§ **DATA**:
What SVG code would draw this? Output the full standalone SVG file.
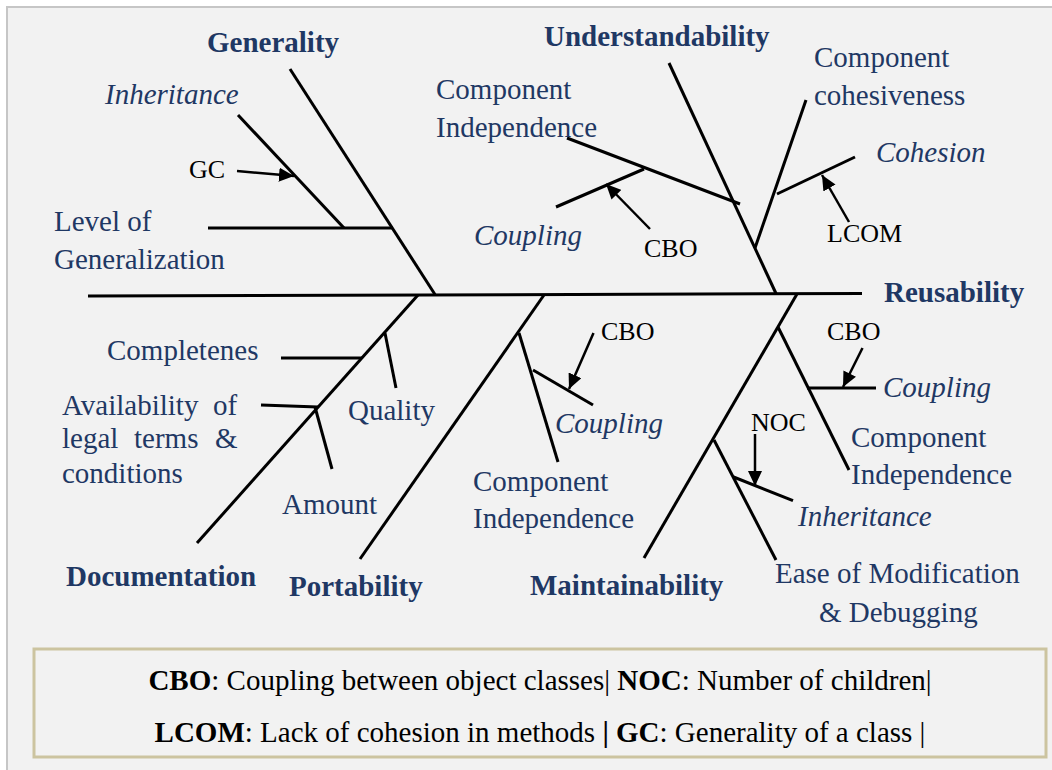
<svg xmlns="http://www.w3.org/2000/svg" width="1052" height="770" viewBox="0 0 1052 770">
<defs>
<style>
.lbl{font-family:"Liberation Serif","Times New Roman",serif;font-size:29px;fill:#1f3864}
.b{font-weight:bold}
.i{font-style:italic}
.m{font-family:"Liberation Serif","Times New Roman",serif;font-size:26px;fill:#000}
.leg{font-family:"Liberation Serif","Times New Roman",serif;font-size:29px;fill:#000}
.bone{stroke:#000;stroke-width:3;fill:none;stroke-linecap:butt}
.arr{stroke:#000;stroke-width:2.5;fill:none;marker-end:url(#ah)}
</style>
<marker id="ah" markerUnits="userSpaceOnUse" markerWidth="16" markerHeight="14" refX="15" refY="7" orient="auto">
<path d="M0,0 L15,7 L0,14 Z" fill="#000"/>
</marker>
</defs>
<rect x="0" y="0" width="1052" height="770" fill="#ffffff"/>
<rect x="7" y="7" width="1060" height="780" fill="#f2f2f2" stroke="#c6c6c6" stroke-width="2"/>

<g id="connectors">
<line class="bone" x1="88" y1="296" x2="862" y2="293.5"/>
<!-- Generality -->
<line class="bone" x1="290" y1="69" x2="435" y2="294.5"/>
<line class="bone" x1="238" y1="115" x2="344" y2="228"/>
<line class="bone" x1="208" y1="228" x2="393" y2="228"/>
<line class="arr" x1="237" y1="171" x2="294" y2="176"/>
<!-- Understandability -->
<line class="bone" x1="669" y1="63" x2="776" y2="293.5"/>
<line class="bone" x1="567" y1="138" x2="740" y2="204"/>
<line class="bone" x1="556" y1="207" x2="644" y2="169"/>
<line class="arr" x1="650" y1="229" x2="606" y2="184"/>
<line class="bone" x1="806" y1="100" x2="755" y2="248"/>
<line class="bone" x1="777" y1="194" x2="855" y2="157"/>
<line class="arr" x1="849" y1="222" x2="822" y2="175"/>
<!-- Documentation -->
<line class="bone" x1="418" y1="295" x2="197" y2="543"/>
<line class="bone" x1="385" y1="333" x2="396" y2="388"/>
<line class="bone" x1="281" y1="358" x2="362" y2="358"/>
<line class="bone" x1="261" y1="405" x2="318" y2="407"/>
<line class="bone" x1="315" y1="407" x2="332" y2="469"/>
<!-- Portability -->
<line class="bone" x1="544" y1="295" x2="360" y2="559"/>
<line class="bone" x1="519" y1="333" x2="558" y2="462"/>
<line class="bone" x1="533" y1="370" x2="593" y2="405"/>
<line class="arr" x1="593.5" y1="333" x2="569" y2="389"/>
<!-- Maintainability -->
<line class="bone" x1="797" y1="294" x2="644" y2="558"/>
<line class="bone" x1="778" y1="327" x2="849" y2="470"/>
<line class="bone" x1="807" y1="388" x2="876" y2="388"/>
<line class="arr" x1="862.5" y1="348" x2="843" y2="387"/>
<line class="bone" x1="714" y1="440" x2="776" y2="560"/>
<line class="bone" x1="733.6" y1="477" x2="793" y2="500.7"/>
<line class="arr" x1="755" y1="434" x2="755" y2="486"/>
</g>

<g id="generality">
<text class="lbl b" x="207" y="52">Generality</text>
<text class="lbl i" x="105" y="104">Inheritance</text>
<text class="m" x="189" y="178">GC</text>
<text class="lbl" x="54" y="231">Level of</text>
<text class="lbl" x="54" y="269">Generalization</text>
</g>

<g id="understandability">
<text class="lbl b" x="544" y="46">Understandability</text>
<text class="lbl" x="436" y="99">Component</text>
<text class="lbl" x="436" y="137">Independence</text>
<text class="lbl i" x="474" y="245">Coupling</text>
<text class="m" x="644" y="257">CBO</text>
<text class="lbl" x="814" y="67">Component</text>
<text class="lbl" x="814" y="105">cohesiveness</text>
<text class="lbl i" x="876" y="162">Cohesion</text>
<text class="m" x="827" y="242">LCOM</text>
</g>

<g id="reusability">
<text class="lbl b" x="884" y="302">Reusability</text>
</g>

<g id="documentation">
<text class="lbl b" x="66" y="586">Documentation</text>
<text class="lbl" x="107" y="360">Completenes</text>
<text class="lbl" y="415"><tspan x="62">Availability</tspan><tspan x="213">of</tspan></text>
<text class="lbl" y="448"><tspan x="62">legal</tspan><tspan x="134">terms</tspan><tspan x="215">&amp;</tspan></text>
<text class="lbl" x="62" y="483">conditions</text>
<text class="lbl" x="348" y="420">Quality</text>
<text class="lbl" x="282" y="514">Amount</text>
</g>

<g id="portability">
<text class="lbl b" x="289" y="596">Portability</text>
<text class="m" x="601" y="340">CBO</text>
<text class="lbl i" x="555" y="433">Coupling</text>
<text class="lbl" x="473" y="491">Component</text>
<text class="lbl" x="473" y="528">Independence</text>
</g>

<g id="maintainability">
<text class="lbl b" x="530" y="595">Maintainability</text>
<text class="m" x="827" y="340">CBO</text>
<text class="lbl i" x="883" y="397">Coupling</text>
<text class="lbl" x="851" y="447">Component</text>
<text class="lbl" x="851" y="484">Independence</text>
<text class="m" x="751" y="431">NOC</text>
<text class="lbl i" x="798" y="526">Inheritance</text>
<text class="lbl" x="775" y="583">Ease of Modification</text>
<text class="lbl" x="819" y="622">&amp; Debugging</text>
</g>

<g id="legend">
<rect x="34" y="649" width="1012" height="108" fill="#f2f2f2" stroke="#ccc4a0" stroke-width="3"/>
<text class="leg" x="540" y="690" text-anchor="middle"><tspan font-weight="bold">CBO</tspan>: Coupling between object classes| <tspan font-weight="bold">NOC</tspan>: Number of children|</text>
<text class="leg" x="540" y="742" text-anchor="middle"><tspan font-weight="bold">LCOM</tspan>: Lack of cohesion in methods <tspan font-weight="bold">|</tspan> <tspan font-weight="bold">GC</tspan>: Generality of a class |</text>
</g>
</svg>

§ **GIVEN PROBLEM**:
Pictures are to be left out; repeat all the remaining data exactly.

§ **FULL OUTPUT**:
What SVG code would draw this? Output the full standalone SVG file.
<svg xmlns="http://www.w3.org/2000/svg" width="1052" height="770" viewBox="0 0 1052 770">
<defs>
<style>
.lbl{font-family:"Liberation Serif","Times New Roman",serif;font-size:29px;fill:#1f3864}
.b{font-weight:bold}
.i{font-style:italic}
.m{font-family:"Liberation Serif","Times New Roman",serif;font-size:26px;fill:#000}
.leg{font-family:"Liberation Serif","Times New Roman",serif;font-size:29px;fill:#000}
.bone{stroke:#000;stroke-width:3;fill:none;stroke-linecap:butt}
.arr{stroke:#000;stroke-width:2.5;fill:none;marker-end:url(#ah)}
</style>
<marker id="ah" markerUnits="userSpaceOnUse" markerWidth="16" markerHeight="14" refX="15" refY="7" orient="auto">
<path d="M0,0 L15,7 L0,14 Z" fill="#000"/>
</marker>
</defs>
<rect x="0" y="0" width="1052" height="770" fill="#ffffff"/>
<rect x="7" y="7" width="1060" height="780" fill="#f2f2f2" stroke="#c6c6c6" stroke-width="2"/>

<g id="connectors">
<line class="bone" x1="88" y1="296" x2="862" y2="293.5"/>
<!-- Generality -->
<line class="bone" x1="290" y1="69" x2="435" y2="294.5"/>
<line class="bone" x1="238" y1="115" x2="344" y2="228"/>
<line class="bone" x1="208" y1="228" x2="393" y2="228"/>
<line class="arr" x1="237" y1="171" x2="294" y2="176"/>
<!-- Understandability -->
<line class="bone" x1="669" y1="63" x2="776" y2="293.5"/>
<line class="bone" x1="567" y1="138" x2="740" y2="204"/>
<line class="bone" x1="556" y1="207" x2="644" y2="169"/>
<line class="arr" x1="650" y1="229" x2="606" y2="184"/>
<line class="bone" x1="806" y1="100" x2="755" y2="248"/>
<line class="bone" x1="777" y1="194" x2="855" y2="157"/>
<line class="arr" x1="849" y1="222" x2="822" y2="175"/>
<!-- Documentation -->
<line class="bone" x1="418" y1="295" x2="197" y2="543"/>
<line class="bone" x1="385" y1="333" x2="396" y2="388"/>
<line class="bone" x1="281" y1="358" x2="362" y2="358"/>
<line class="bone" x1="261" y1="405" x2="318" y2="407"/>
<line class="bone" x1="315" y1="407" x2="332" y2="469"/>
<!-- Portability -->
<line class="bone" x1="544" y1="295" x2="360" y2="559"/>
<line class="bone" x1="519" y1="333" x2="558" y2="462"/>
<line class="bone" x1="533" y1="370" x2="593" y2="405"/>
<line class="arr" x1="593.5" y1="333" x2="569" y2="389"/>
<!-- Maintainability -->
<line class="bone" x1="797" y1="294" x2="644" y2="558"/>
<line class="bone" x1="778" y1="327" x2="849" y2="470"/>
<line class="bone" x1="807" y1="388" x2="876" y2="388"/>
<line class="arr" x1="862.5" y1="348" x2="843" y2="387"/>
<line class="bone" x1="714" y1="440" x2="776" y2="560"/>
<line class="bone" x1="733.6" y1="477" x2="793" y2="500.7"/>
<line class="arr" x1="755" y1="434" x2="755" y2="486"/>
</g>

<g id="generality">
<text class="lbl b" x="207" y="52">Generality</text>
<text class="lbl i" x="105" y="104">Inheritance</text>
<text class="m" x="189" y="178">GC</text>
<text class="lbl" x="54" y="231">Level of</text>
<text class="lbl" x="54" y="269">Generalization</text>
</g>

<g id="understandability">
<text class="lbl b" x="544" y="46">Understandability</text>
<text class="lbl" x="436" y="99">Component</text>
<text class="lbl" x="436" y="137">Independence</text>
<text class="lbl i" x="474" y="245">Coupling</text>
<text class="m" x="644" y="257">CBO</text>
<text class="lbl" x="814" y="67">Component</text>
<text class="lbl" x="814" y="105">cohesiveness</text>
<text class="lbl i" x="876" y="162">Cohesion</text>
<text class="m" x="827" y="242">LCOM</text>
</g>

<g id="reusability">
<text class="lbl b" x="884" y="302">Reusability</text>
</g>

<g id="documentation">
<text class="lbl b" x="66" y="586">Documentation</text>
<text class="lbl" x="107" y="360">Completenes</text>
<text class="lbl" y="415"><tspan x="62">Availability</tspan><tspan x="213">of</tspan></text>
<text class="lbl" y="448"><tspan x="62">legal</tspan><tspan x="134">terms</tspan><tspan x="215">&amp;</tspan></text>
<text class="lbl" x="62" y="483">conditions</text>
<text class="lbl" x="348" y="420">Quality</text>
<text class="lbl" x="282" y="514">Amount</text>
</g>

<g id="portability">
<text class="lbl b" x="289" y="596">Portability</text>
<text class="m" x="601" y="340">CBO</text>
<text class="lbl i" x="555" y="433">Coupling</text>
<text class="lbl" x="473" y="491">Component</text>
<text class="lbl" x="473" y="528">Independence</text>
</g>

<g id="maintainability">
<text class="lbl b" x="530" y="595">Maintainability</text>
<text class="m" x="827" y="340">CBO</text>
<text class="lbl i" x="883" y="397">Coupling</text>
<text class="lbl" x="851" y="447">Component</text>
<text class="lbl" x="851" y="484">Independence</text>
<text class="m" x="751" y="431">NOC</text>
<text class="lbl i" x="798" y="526">Inheritance</text>
<text class="lbl" x="775" y="583">Ease of Modification</text>
<text class="lbl" x="819" y="622">&amp; Debugging</text>
</g>

<g id="legend">
<rect x="34" y="649" width="1012" height="108" fill="#f2f2f2" stroke="#ccc4a0" stroke-width="3"/>
<text class="leg" x="540" y="690" text-anchor="middle"><tspan font-weight="bold">CBO</tspan>: Coupling between object classes| <tspan font-weight="bold">NOC</tspan>: Number of children|</text>
<text class="leg" x="540" y="742" text-anchor="middle"><tspan font-weight="bold">LCOM</tspan>: Lack of cohesion in methods <tspan font-weight="bold">|</tspan> <tspan font-weight="bold">GC</tspan>: Generality of a class |</text>
</g>
</svg>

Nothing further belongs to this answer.